Even though I always assert that the primary reason for a strong arts education has to do with esoteric notions like "enhancing the quality and meaning and life", I still will speak out on the intellectual benefits, if it helps people eventually arrive at a higher level of consciousness regarding the need for classical music in the lives of children.  (As an interesting side note, I just want to say that I have never seen any professional classical musician or music teacher reading or even discussing Rick Warren's "The Purpose Driven Life."   We would be more likely to read something called "My Life is so filled with Purpose, I need 40 hour days.")

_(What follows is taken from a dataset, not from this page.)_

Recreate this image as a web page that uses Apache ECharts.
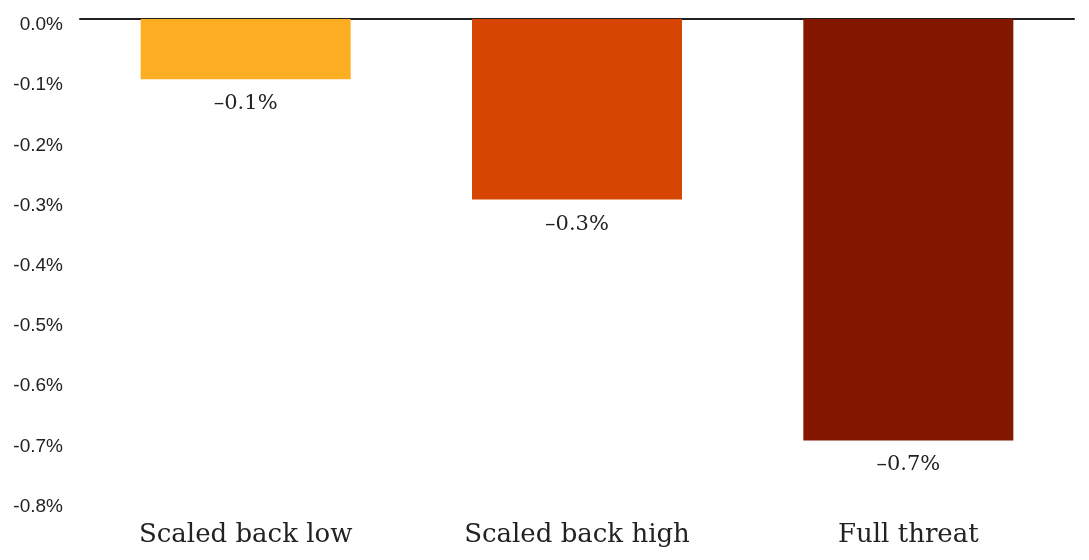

I ask you, what could be better than the consistent study of music during the course of childhood to develop the "beyond the grades and test scores" qualities that our society needs?  Science has proven that the corpus callosum is actually 15 percent larger in adults who started music lessons before the age of eight than in those who started later.  In other words, in the brains of these children the right side of the brain (creative) has better communication with the left side (analytical) and vice versa.  For a great book that goes into much more detail, but is still comprehensible to the non-scientist, try Robert Jourdain's "Music, the Brain and Ecstacy."

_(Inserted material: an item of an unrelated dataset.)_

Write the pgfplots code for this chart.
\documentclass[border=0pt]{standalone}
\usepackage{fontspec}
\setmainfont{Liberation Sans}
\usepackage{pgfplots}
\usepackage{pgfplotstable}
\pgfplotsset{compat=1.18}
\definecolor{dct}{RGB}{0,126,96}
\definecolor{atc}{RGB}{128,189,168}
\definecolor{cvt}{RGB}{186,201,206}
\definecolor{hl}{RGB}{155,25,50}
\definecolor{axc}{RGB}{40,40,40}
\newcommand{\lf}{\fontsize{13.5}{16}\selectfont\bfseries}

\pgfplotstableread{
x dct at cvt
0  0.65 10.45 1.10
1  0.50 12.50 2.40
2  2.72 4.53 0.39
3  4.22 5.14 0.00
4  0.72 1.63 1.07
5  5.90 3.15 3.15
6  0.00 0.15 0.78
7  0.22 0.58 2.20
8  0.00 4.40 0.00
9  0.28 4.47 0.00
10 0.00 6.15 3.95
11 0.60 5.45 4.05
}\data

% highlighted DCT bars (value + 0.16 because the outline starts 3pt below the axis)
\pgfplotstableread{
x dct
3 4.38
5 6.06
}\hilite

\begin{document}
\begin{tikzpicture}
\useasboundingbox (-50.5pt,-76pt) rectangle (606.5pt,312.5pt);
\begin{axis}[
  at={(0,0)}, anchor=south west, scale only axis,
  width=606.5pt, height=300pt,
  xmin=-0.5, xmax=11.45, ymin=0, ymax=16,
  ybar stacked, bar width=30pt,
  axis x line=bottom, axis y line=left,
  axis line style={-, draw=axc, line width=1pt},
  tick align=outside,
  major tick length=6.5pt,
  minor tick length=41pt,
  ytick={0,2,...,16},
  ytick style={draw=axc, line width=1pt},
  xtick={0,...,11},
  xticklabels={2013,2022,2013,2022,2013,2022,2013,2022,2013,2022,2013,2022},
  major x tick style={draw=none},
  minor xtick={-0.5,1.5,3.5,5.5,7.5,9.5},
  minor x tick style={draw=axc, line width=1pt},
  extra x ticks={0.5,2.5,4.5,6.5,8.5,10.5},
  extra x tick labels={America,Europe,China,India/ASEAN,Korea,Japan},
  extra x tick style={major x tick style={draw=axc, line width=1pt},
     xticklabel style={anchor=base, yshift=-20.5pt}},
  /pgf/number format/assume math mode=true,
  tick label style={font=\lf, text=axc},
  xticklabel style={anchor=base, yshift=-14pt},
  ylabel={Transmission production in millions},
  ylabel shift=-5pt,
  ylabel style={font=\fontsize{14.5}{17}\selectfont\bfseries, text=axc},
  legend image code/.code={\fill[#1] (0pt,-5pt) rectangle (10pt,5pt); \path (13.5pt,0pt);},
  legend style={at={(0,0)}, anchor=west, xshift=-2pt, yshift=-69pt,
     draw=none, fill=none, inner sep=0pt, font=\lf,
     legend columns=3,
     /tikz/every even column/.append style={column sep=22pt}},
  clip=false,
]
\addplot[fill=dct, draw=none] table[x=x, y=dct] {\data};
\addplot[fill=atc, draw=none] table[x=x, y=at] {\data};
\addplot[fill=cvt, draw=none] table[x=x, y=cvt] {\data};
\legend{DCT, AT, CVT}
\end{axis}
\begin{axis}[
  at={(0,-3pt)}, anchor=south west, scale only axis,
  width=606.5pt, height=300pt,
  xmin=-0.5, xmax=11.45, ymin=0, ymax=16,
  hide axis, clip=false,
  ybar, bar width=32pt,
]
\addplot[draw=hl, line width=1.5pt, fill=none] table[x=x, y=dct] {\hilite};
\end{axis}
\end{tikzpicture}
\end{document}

Musicians must constantly utilize creative thinking, (how should I shape the phrase, what is the feeling of this music), analytical thinking (what key is this piece in, how many quarter notes are in a whole note), practical skills (tuning the instrument, moving fingers or breathing correctly), and general wisdom (Bach was born in 1685 and wrote during the Baroque era).  Better yet, musicians are using these aspects of the mind simultaneously and interdependently.  

If you have any doubt that music builds the mind and can change the world, please read Shinichi Suzuki's autobiography called "Nurtured by Love"  In this book, Suzuki tells the story of a dinner party he attended in Germany where he had a conversation with Albert Einstein.  Einstein told Dr. Suzuki, that he believed that his study of the violin trained his mind in a way that allowed him to discover the theory of relativity. 

Meanwhile, college bound high school students, be sure to highlight your musical training on your college applications.